Kolding Stadion, known as Autocentral Park for sponsorship purposes, is a multi-purpose stadium in Kolding, Denmark.

It consists of an old wooden stand (west), a 700-seater, a larger more modern east stand, with room for a sitting crowd of 1,517 (after the 2006 rebuild), plus a round southern stand. There are four athletics running lanes (six for sprint distances up to 110 metres), and facilities for pole vaulting, high jumping, hammer throwing, shot putting and long jumping.

==History==
In 1898, Kolding Fodsports Klub (literally: Kolding Footsports' Club, later Kolding IF) left Staldgården, near Koldinghus because of a new arena being built there. In 1913 they took over the area Olympia in Kolding and the pitch there. The poor conditions of the playing field, though, made the city council of Kolding finance a new stadium there, which was opened in 1931.

In 1972 the old building and main stand was demolished, to make room for a new one.

The American singer Whitney Houston performed a concert at the stadium on 15 August 1993, during The Bodyguard World Tour.

The ground has been used for three matches for the Denmark women's national football team, and several matches for various Danish national youth teams, latest matches for the Danish under-17 men's side and the women's under-19 team in 2007.

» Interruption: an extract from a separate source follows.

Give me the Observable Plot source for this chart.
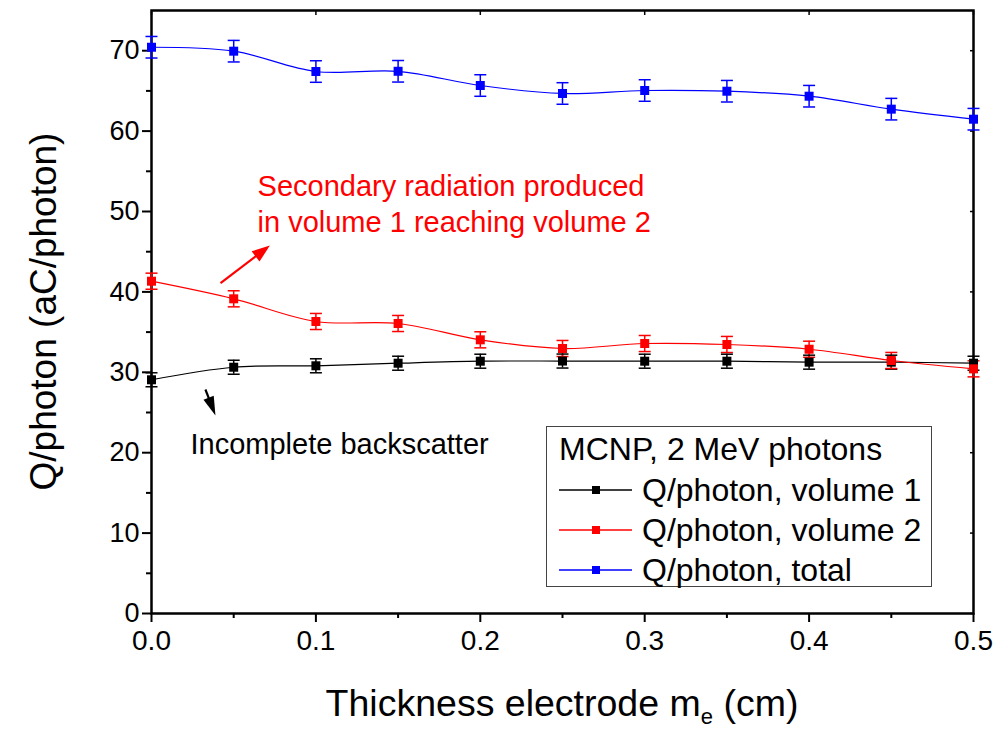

More recently, on 6 July 2007, the ground was used for a Bryan Adams concert.

=== 2006 rebuild ===

A slight rebuild was made in 2006, in order to make a new VIP-section on the east stand. The section has room for 140 dining guests, and a separate seating section with 40 seats. A direct entrance to the stadium from the cafeteria was also built, and the entrances (in the southwest corner and to the north) were renovated to Superliga-standards.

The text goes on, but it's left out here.